As long as a country relies on conventional schemes to finance – or rather in the hope of financing – its development, it remains under the control of traditional donors who hate bitcoin and who will obviously release the card of the famous “conditionalities” – subjective or objective – to penalize all dissidents with the greenback.

Giving bitcoin legal tender involves the realization of a significant number of strategic changes to avoid backtracking once traditional financial institutions diplomatically issue threats of a credit freeze.

The constitution of a large bitcoin stock via the purchase of its “dips”and its mining are certainly necessary, but these measures may be insufficient to carry the revolution to the end. A country that would try the experience of El Salvador must have at least a plan to finance the transition:

  • How to finance adequately adjustment policies aimed at supporting the country’s growth, without having to impose a policy of budgetary austerity on the population? It will indeed be necessary to cut ties with traditional donors and accept that bitcoin price is volatile. Any potential substantial gains generated by bitcoin holdings will not occur immediately, so these returns should not be relied upon to compensate for the financial void left by the departure of donors.
  • How to convert bitcoins to fiat currencies when necessary, knowing that the former technical and financial “partners” will certainly use all their weight to deprive the enemy country of fiats? This bridge between bitcoin and fiat currencies is strategic for the time being, as long as there is a cohabitation – peaceful? – necessary between a cryptocurrency and fiats.

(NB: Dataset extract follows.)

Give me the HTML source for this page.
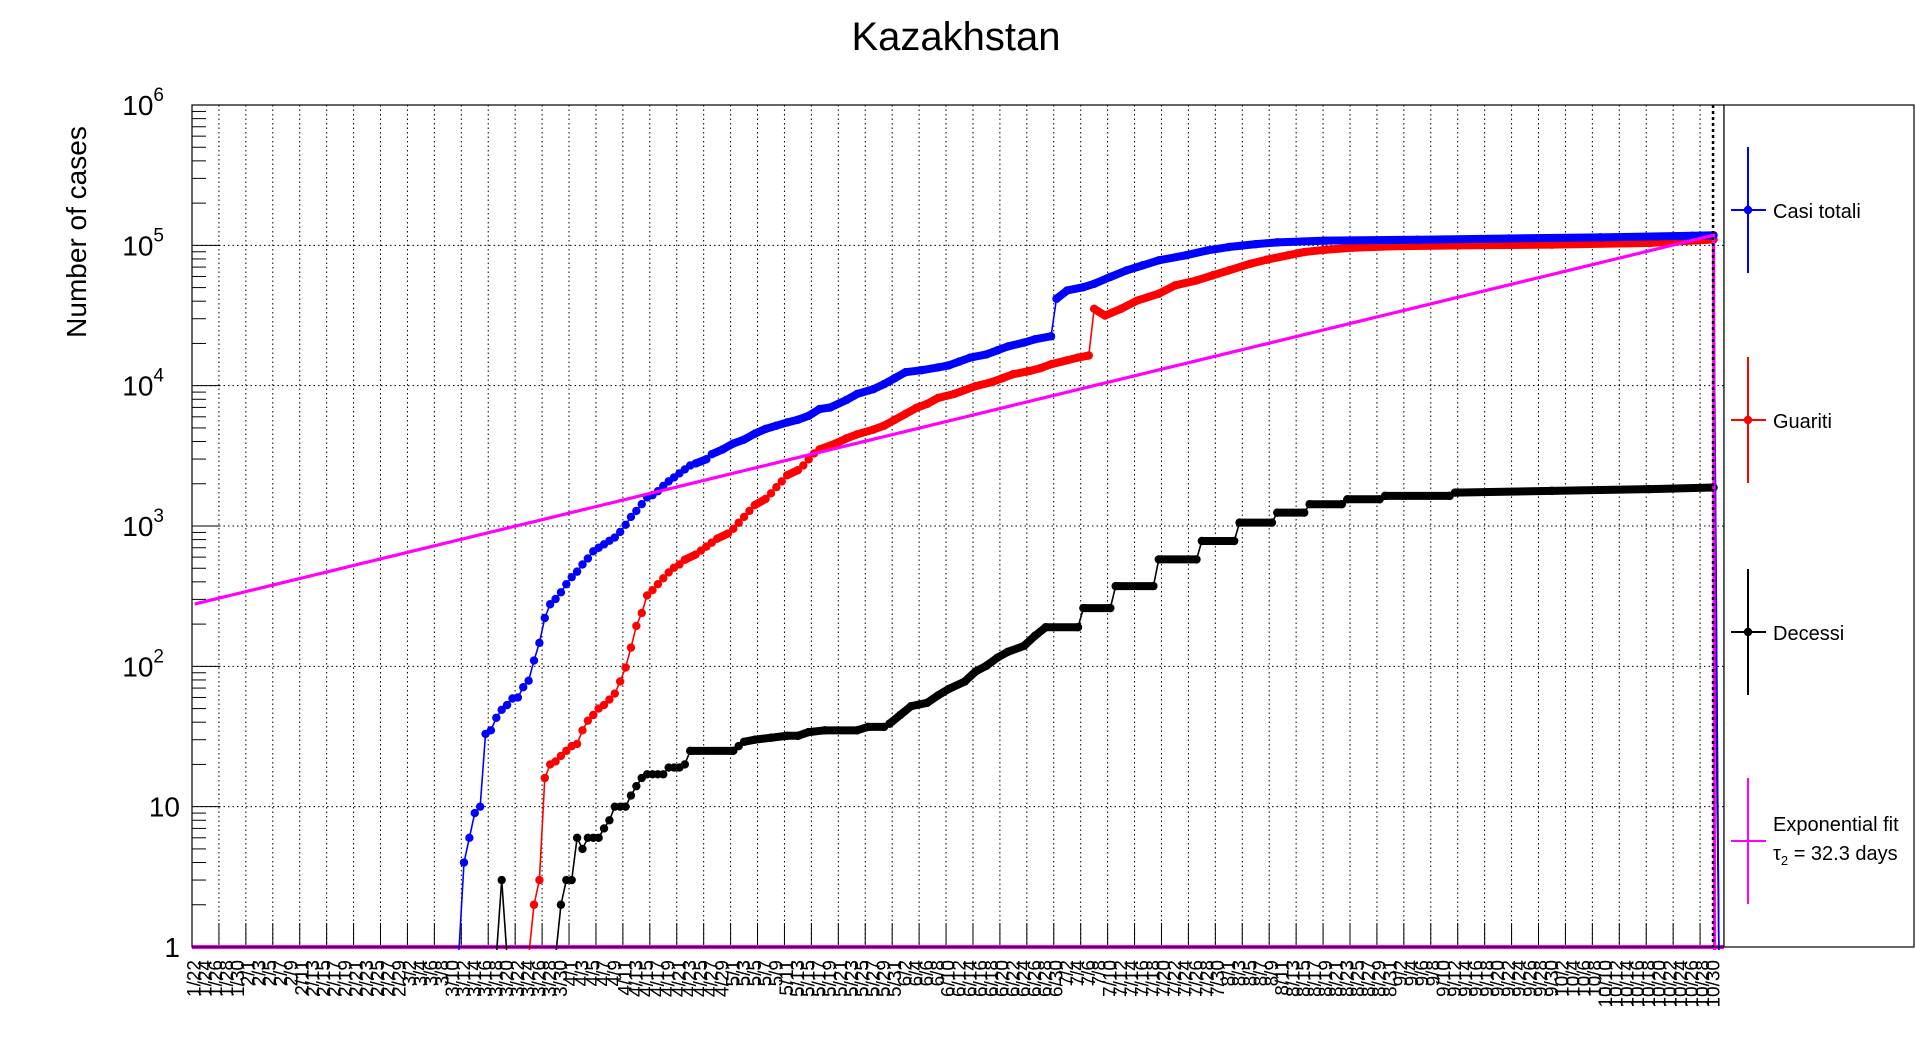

Can El Salvador effectively reduce the scope of its bitcoin legalization law? If the executive does not find alternative solutions to finance its development, it could give in to pressure from the club of friends of the dollar. The question now is whether the crypto ecosystem in general is now strong enough to help El Salvador win a battle, a victory that would be a milestone in the history of cryptocurrencies. Otherwise, it will certainly be necessary to resolve to accept that certain beautiful forecasts for bitcoin of the Salvadoran president, Nayib Bukele, will not come true.